His funeral service and cremation took place in Portland on 1 September before his ashes were sent to his brother in Battle Creek, Michigan. His brother interred his ashes alongside their mother in Edson Cemetery, Lowell, Massachusetts on 13 September. His grave is in the centre of the southern portion of the cemetery in Lot 54, Row 100, Grave 3, in the section bounded by 5th and 6th Avenues and Fairfield and Lincoln Avenues. Originally marked with a Commonwealth War Graves Commission headstone that recorded his unit as Canadian Army Medical Corps, the stone has been replaced and now shows his unit as 20th Battalion. In front of it are two flat markers that record his details and those of his mother; also on the plot is a large family memorial stone. His grave is one of two in the cemetery maintained by the Commonwealth War Graves Commission; see Private Harry James Miller.

The Canadian Book of Remembrance showing the entry for Private William Francis Bent

William Bent is commemorated on page 555 of the Canadian Book of Remembrance; that page is displayed on 25, 26 and 27 November. For his war service, he was awarded the 1914-15 Star, British War Medal 1914-20 and Victory Medal.

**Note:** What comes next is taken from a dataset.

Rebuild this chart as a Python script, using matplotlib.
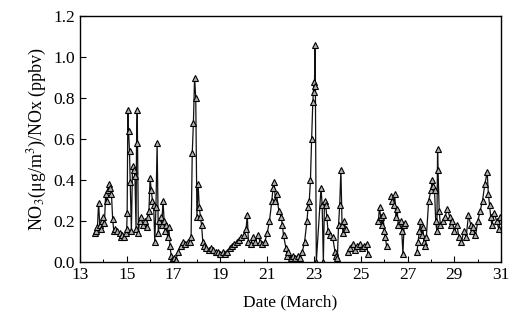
import numpy as np
import matplotlib
matplotlib.use('Agg')
import matplotlib.pyplot as plt

# day of March and NO3/NOx ratio, nan = gap in record
days = [13.65, 13.7, 13.75, 13.8, 13.85, 13.9, 13.95, 14.0, 14.05, 14.1, 14.15, 14.2, 14.25, 14.3, 14.35,
        14.4, 14.45, 14.5, 14.6, 14.7, 14.75, 14.8, 14.9, 14.95, 15.0, 15.02, 15.05, 15.08, 15.12, 15.15,
        15.2, 15.25, 15.3, 15.35, 15.4, 15.42, 15.45, 15.5, 15.55, 15.6, 15.7, 15.8, 15.85, 15.9, 15.95,
        16.0, 16.05, 16.1, 16.15, 16.2, 16.25, 16.3, 16.35, 16.4, 16.45, 16.5, 16.55, 16.6, 16.65, 16.7,
        16.75, 16.8, 16.85, 16.9, 16.95, 17.0, 17.05, 17.1, 17.2, 17.3, 17.4, 17.5, 17.6, 17.7, 17.75,
        17.8, 17.85, 17.9, 17.95, 18.0, 18.05, 18.1, 18.15, 18.2, 18.25, 18.3, 18.4, 18.5, 18.6, 18.7,
        18.8, 18.9, 19.0, 19.1, 19.2, 19.3, 19.4, 19.5, 19.6, 19.7, 19.8, 19.9, 20.0, 20.1, 20.15,
        20.2, 20.3, 20.4, 20.5, 20.6, 20.7, 20.8, 20.9, 21.0, 21.1, 21.2, 21.25, 21.3, 21.35, 21.4,
        21.5, 21.6, 21.65, 21.7, 21.8, 21.85, 21.9, 22.0, 22.1, 22.2, 22.3, 22.4, 22.5, 22.6, 22.7,
        22.75, 22.8, 22.85, 22.9, 22.95, 23.0, 23.02, 23.04, 23.06, 23.1, 23.3, 23.35, 23.4, 23.45, 23.5,
        23.55, 23.6, 23.7, 23.8, 23.9, 23.95, 24.0, 24.05, 24.1, 24.15, 24.2, 24.25, 24.3, 24.35, 24.4,
        24.45, 24.55, 24.65, 24.75, 24.85, 24.95, 25.05, 25.15, 25.25, 25.3, 25.5,
        25.75, 25.8, 25.85, 25.9, 25.95, 26.0, 26.05, 26.1, 26.2,
        26.3, 26.35, 26.4, 26.45, 26.5, 26.55, 26.6, 26.7, 26.75, 26.8, 26.85, 26.9, 27.1,
        27.4, 27.45, 27.5, 27.55, 27.6, 27.65, 27.7, 27.75, 27.8, 27.9, 28.0, 28.05, 28.1, 28.15,
        28.2, 28.25, 28.28, 28.3, 28.35, 28.4, 28.5, 28.6, 28.7, 28.8, 28.85, 28.9, 29.0, 29.1, 29.2,
        29.3, 29.4, 29.5, 29.6, 29.7, 29.75, 29.8, 29.9, 30.0, 30.1, 30.2, 30.3, 30.4, 30.45, 30.5,
        30.55, 30.6, 30.7, 30.8, 30.9, 30.95]
ratio = [0.14, 0.15, 0.17, 0.29, 0.18, 0.16, 0.20, 0.22, 0.19, 0.33, 0.30, 0.35, 0.38, 0.36, 0.33,
         0.21, 0.15, 0.16, 0.15, 0.14, 0.12, 0.13, 0.12, 0.14, 0.16, 0.24, 0.74, 0.64, 0.54, 0.39,
         0.15, 0.47, 0.45, 0.42, 0.16, 0.58, 0.74, 0.14, 0.20, 0.22, 0.18, 0.20, 0.17, 0.22, 0.25,
         0.41, 0.35, 0.30, 0.28, 0.10, 0.27, 0.58, 0.14, 0.20, 0.22, 0.18, 0.30, 0.20, 0.15, 0.18,
         0.12, 0.17, 0.08, 0.03, 0.01, 0.02, 0.00, 0.01, 0.05, 0.08, 0.10, 0.09, 0.10, 0.10, 0.12,
         0.53, 0.68, 0.90, 0.80, 0.22, 0.38, 0.27, 0.22, 0.18, 0.10, 0.08, 0.07, 0.06, 0.07, 0.06,
         0.05, 0.05, 0.04, 0.05, 0.04, 0.05, 0.07, 0.08, 0.09, 0.10, 0.11, 0.12, 0.13, 0.16, 0.23,
         0.10, 0.09, 0.12, 0.10, 0.13, 0.10, 0.09, 0.10, 0.14, 0.20, 0.30, 0.36, 0.39, 0.30, 0.33,
         0.25, 0.22, 0.18, 0.13, 0.07, 0.03, 0.05, 0.02, 0.03, 0.02, 0.03, 0.02, 0.05, 0.10, 0.20,
         0.27, 0.30, 0.40, 0.60, 0.78, 0.88, 0.83, 1.06, 0.86, 0.00, 0.36, 0.28, 0.00, 0.30, 0.28,
         0.22, 0.15, 0.13, 0.12, 0.05, 0.03, 0.02, 0.18, 0.28, 0.45, 0.18, 0.14, 0.20, 0.16, np.nan,
         0.05, 0.07, 0.09, 0.06, 0.08, 0.09, 0.07, 0.08, 0.09, 0.04, np.nan,
         0.20, 0.27, 0.22, 0.18, 0.23, 0.15, 0.12, 0.08, np.nan,
         0.32, 0.30, 0.28, 0.33, 0.22, 0.26, 0.18, 0.20, 0.15, 0.04, 0.18, 0.19, np.nan,
         0.05, 0.10, 0.15, 0.20, 0.13, 0.17, 0.10, 0.08, 0.12, 0.30, 0.35, 0.40, 0.37, 0.35,
         0.20, 0.15, 0.55, 0.45, 0.25, 0.18, 0.20, 0.22, 0.26, 0.22, 0.18, 0.20, 0.15, 0.18, 0.12,
         0.10, 0.15, 0.12, 0.23, 0.18, 0.15, 0.17, 0.13, 0.20, 0.25, 0.30, 0.38, 0.44, 0.33, 0.28,
         0.22, 0.18, 0.24, 0.20, 0.16, 0.22]

x_ticks = [13, 15, 17, 19, 21, 23, 25, 27, 29, 31]
y_ticks = [0.0, 0.2, 0.4, 0.6, 0.8, 1.0, 1.2]

plt.rcParams['font.family'] = ['Liberation Serif', 'DejaVu Serif']
plt.rcParams['mathtext.fontset'] = 'stix'

fig = plt.figure(figsize=(5.12, 3.2), dpi=100)
ax = fig.add_axes([0.156, 0.181, 0.823, 0.769])

ax.plot(days, ratio, color='#111111', lw=0.9, marker='^', ms=5,
        mfc='#b0b0b0', mec='black', mew=0.8)

ax.set_xlim(13, 31)
ax.set_ylim(0, 1.2)
ax.set_xticks(x_ticks)
ax.set_xticks(np.arange(13, 32, 1), minor=True)
ax.set_yticks(y_ticks)
ax.set_yticklabels(['%.1f' % v for v in y_ticks])
ax.tick_params(direction='in', labelsize=12.5, length=4, width=0.8)
ax.tick_params(which='minor', direction='in', length=2.5, width=0.7)
for s in ax.spines.values():
    s.set_linewidth(1.0)

ax.set_xlabel('Date (March)', fontsize=12.5, labelpad=8)
ax.set_ylabel('NO$_3$(\u03bcg/m$^3$)/NOx (ppbv)', fontsize=13, labelpad=3)

fig.savefig('out.png', dpi=100)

1. (Back) Charles Elbridge Bent (10 Oct 1830-26 July 1902) married Mary Francis Hill (8 March 1840-14 January 1892) on 6 January 1859 in Mendon, Massachusetts: Carrie P. (later McKillop) (1860-19 March 1904), George Henry (12 Jan 1867-29 January 1937).
2. (Back) Laura A. Socwell (née Trout) was born in Tennessee in 1864. She previously married Oliver C. Socwell in Franklin, Illinois in 1895 and they lived in Oklahoma. On 18 October 1907, while drunk, Socwell shot at his wife, hitting her in the arm, and then shot himself in the head. Following her separation from Bent, she lived with her sister. She died on 29 December 1926 and is buried in an unmarked grave in River View Cemetery, Portland.
3. (Back) This incident occurred at 6.30am on 10 June 1916 at Petit Bois, north of Wytschaete, when a German camoflet, or counter-mine, exploded driving in 250 feet of the British main gallery below it. The explosion entombed 12 men of 250th Tunnelling Company. After six days, one man, Sapper William Bedson, was pulled out alive. The bodies of 11 other men were recovered; all are buried in Kemmel Chateau Military Cemetery in adjacent plots (numbers 10-20) in Row D and are commemorated as having been killed on 15 June 1916.